The Ethics Of The IoT: Are Engineers Failing To Speak Up?

Increasing consumer confidence in the IoT for enterprise success




Winter and spring were not kind to the Internet of Things (IoT), and it’s not looking any better heading into the summer months. This article explores what’s wrong with IoT devices today, who’s responsible, and what we can do moving forward to increase consumer confidence in the IoT.

This is critical to enterprise security as threat actors leverage IoT sensors deployed both in homes and in businesses for both proxies, and for persistence enabling lateral movement. Enterprises should also be concerned as in 2018, there were multiple DDOS attacks exceeding 1Tb per second in volume. According to NetScout, IOT Devices are attacked within five minutes and targeted by specific exploits in 24 hours.

  • In late 2018, Dark3 released a report on cheap IoT light bulbs. The findings included permissions where consumers needed to agree to real-time location tracking by a Chinese company to dim their lights at home.
  • This spring, Nest locked users out of their accounts if their passwords had appeared in another breach. This retroactive security was necessary as threat actors were taking control of thermostats, cameras, and security systems with no hacking skills required.
  • In May, security firm Fidus found that a fall sensor marketed to seniors with dementia allowed threat actors to listen to and track the locations of users without their knowledge. Although there was a PIN, it was not set by default and could be remotely disabled. Worse, the researchers could not determine how to notify the manufacturer so there could be a recall, as there was a half-dozen similar devices being sold all with the same vulnerabilities.

The overwhelming majority of IoT devices on the market are hot garbage that do not follow security best practices. Allowing consumers to use passwords that have appeared in breaches before makes it easy for threat actors to gain persistence on devices. Devices with no update mechanism means IoT devices become a perpetual threat once the first vulnerability is found. Most people have no way of knowing that their IoT sensor needs an update, so it’s unrealistic to shift the responsibility of software updates to consumers.

This Is Not A Technology Problem

This is an ethics problem. Five different professional societies for engineers speak to the issues of safety, security, and privacy in their Code of Ethics documents:

  1. IEEE Code of Ethics
    “ … to hold paramount the safety, health, and welfare of the public, to strive to comply with ethical design and sustainable development practices, and to disclose promptly factors that might endanger the public or the environment.”
  1. IEEE Computer Society Code of Ethics
    “1.03. Approve software only if they have a well-founded belief that it is safe, meets specifications, passes appropriate tests, and does not diminish quality of life, diminish privacy or harm the environment. The ultimate effect of the work should be to the public good.”
  1. ACM Code of Ethics
    “2.9 Design and implement systems that are robustly and usably secure.”
  1. ISC2 Code of Ethics
    “Protect society, the common good, necessary public trust and confidence, and the infrastructure.”
  1. ISSA Code of Ethics
    “Promote generally accepted information security current best practices and standards;”
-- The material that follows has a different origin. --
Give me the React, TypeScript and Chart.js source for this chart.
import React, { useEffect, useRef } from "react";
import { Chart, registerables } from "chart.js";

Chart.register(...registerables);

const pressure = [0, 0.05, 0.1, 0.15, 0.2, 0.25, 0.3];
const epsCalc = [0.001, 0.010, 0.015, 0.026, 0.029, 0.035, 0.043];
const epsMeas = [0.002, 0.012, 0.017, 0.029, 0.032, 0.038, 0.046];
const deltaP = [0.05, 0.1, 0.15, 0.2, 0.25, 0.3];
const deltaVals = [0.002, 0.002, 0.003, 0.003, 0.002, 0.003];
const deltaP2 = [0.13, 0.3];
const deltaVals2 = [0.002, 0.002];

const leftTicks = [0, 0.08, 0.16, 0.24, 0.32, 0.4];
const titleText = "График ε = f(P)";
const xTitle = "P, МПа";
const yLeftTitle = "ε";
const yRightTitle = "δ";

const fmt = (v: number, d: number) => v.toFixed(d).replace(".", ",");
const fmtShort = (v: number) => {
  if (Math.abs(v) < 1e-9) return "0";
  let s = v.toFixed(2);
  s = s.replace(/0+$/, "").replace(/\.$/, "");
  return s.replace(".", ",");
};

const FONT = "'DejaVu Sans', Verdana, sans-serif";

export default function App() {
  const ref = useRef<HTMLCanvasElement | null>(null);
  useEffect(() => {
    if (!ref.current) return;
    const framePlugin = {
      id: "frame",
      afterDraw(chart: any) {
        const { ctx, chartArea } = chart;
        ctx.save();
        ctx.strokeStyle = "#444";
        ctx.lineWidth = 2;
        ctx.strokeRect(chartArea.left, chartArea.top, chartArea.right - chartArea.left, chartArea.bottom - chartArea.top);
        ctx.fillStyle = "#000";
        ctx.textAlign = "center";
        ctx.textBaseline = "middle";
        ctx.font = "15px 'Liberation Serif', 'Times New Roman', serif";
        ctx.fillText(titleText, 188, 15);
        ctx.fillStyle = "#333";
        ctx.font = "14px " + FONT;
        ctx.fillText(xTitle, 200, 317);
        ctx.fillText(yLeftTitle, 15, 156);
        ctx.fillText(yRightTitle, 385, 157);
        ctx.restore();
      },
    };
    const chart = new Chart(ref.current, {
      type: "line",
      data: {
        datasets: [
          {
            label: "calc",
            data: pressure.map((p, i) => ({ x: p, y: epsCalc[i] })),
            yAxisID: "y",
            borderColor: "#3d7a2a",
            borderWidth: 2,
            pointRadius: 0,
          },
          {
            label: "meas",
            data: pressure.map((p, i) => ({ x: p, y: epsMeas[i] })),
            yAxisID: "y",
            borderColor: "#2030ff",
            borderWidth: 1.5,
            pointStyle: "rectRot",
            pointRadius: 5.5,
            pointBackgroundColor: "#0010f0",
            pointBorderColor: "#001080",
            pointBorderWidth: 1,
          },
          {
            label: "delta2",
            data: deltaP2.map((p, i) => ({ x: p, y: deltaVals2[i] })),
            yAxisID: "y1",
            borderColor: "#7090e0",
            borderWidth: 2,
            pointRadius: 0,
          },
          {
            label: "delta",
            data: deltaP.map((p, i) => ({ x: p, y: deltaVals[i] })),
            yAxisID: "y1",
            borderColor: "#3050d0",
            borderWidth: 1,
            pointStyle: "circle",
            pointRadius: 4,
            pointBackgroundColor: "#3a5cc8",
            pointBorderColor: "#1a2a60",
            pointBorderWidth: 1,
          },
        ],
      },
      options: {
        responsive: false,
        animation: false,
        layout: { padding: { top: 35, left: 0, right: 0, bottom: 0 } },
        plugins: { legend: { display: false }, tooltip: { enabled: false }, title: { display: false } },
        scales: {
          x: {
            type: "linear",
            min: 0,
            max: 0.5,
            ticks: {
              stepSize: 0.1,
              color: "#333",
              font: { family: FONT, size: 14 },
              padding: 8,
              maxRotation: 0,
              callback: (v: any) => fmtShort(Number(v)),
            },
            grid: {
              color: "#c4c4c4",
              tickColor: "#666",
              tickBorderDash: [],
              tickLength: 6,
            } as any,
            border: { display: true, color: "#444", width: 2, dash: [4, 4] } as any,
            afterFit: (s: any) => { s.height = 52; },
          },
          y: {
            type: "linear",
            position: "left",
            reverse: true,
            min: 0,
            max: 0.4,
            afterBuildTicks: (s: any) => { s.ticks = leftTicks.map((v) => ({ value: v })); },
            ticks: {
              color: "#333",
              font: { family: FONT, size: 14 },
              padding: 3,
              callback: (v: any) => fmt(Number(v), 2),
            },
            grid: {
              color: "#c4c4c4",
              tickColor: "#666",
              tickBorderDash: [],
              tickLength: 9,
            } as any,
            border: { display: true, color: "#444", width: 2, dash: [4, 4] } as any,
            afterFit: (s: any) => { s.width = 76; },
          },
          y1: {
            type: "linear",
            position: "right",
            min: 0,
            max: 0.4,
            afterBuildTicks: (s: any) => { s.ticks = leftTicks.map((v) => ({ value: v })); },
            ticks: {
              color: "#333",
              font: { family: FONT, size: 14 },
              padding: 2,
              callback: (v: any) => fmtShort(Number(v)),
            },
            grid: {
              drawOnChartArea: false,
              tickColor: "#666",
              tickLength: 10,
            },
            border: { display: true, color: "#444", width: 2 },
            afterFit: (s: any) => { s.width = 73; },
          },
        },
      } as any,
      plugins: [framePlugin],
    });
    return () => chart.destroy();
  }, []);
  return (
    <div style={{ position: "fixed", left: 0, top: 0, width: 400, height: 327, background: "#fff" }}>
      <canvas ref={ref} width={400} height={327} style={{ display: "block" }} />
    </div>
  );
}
It’s easy to be complacent and to give in to breach fatigue as each passing week brings a new cyber security breach. However, engineers working on IoT projects and who are members of at least one of these professional societies are ethically bound to raise legitimate concerns about the safety and security of IoT products being developed. Engineers who aren’t a member of a professional society may not be ethically responsible in the very formal sense, but failing to speak up is a substantial risk to their career and livelihood if the device they’ve developed is insecure or government investigations result from a security breach.

See Related: “Top 5 Cyber Security Breaches of 2019 So Far

Ethically, engineers on IoT projects should push for a reasonable standard of due diligence that includes at least the following practices:

  • Automated software updates without user interaction, and refusing to ship products that cannot be updated once “in the wild”.
  • Requiring passwords that follow the NIST 800-63 Guidelines, including not accepting passwords that have appeared in past breaches and providing multi-factor authentication capabilities by default.
  • Only building products where the underlying infrastructure can be reasonably be secured and maintained so that a breach of the IoT cloud doesn’t allow a threat actor to compromise all the connected devices.
  • Clear privacy policies that allow consumers to opt-out of data sharing but continue using the IoT device. The world does not need another tl;dr privacy policy that takes ten minutes to read.

Engineers are professionally accountable for the design, development, testing, and maintenance of IoT devices, so the responsibility for making the world a safer place is squarely on them. We can measure their success by the media coverage of the upcoming 2019 holiday shopping season. We’ll know they’ve failed if it is a season of overheated news stories pointing out that toys are spying on children again. Success will be lack of negative stories about the IoT, instead showcasing stories about how a breakthrough IoT technology made the world a better place for families and communities.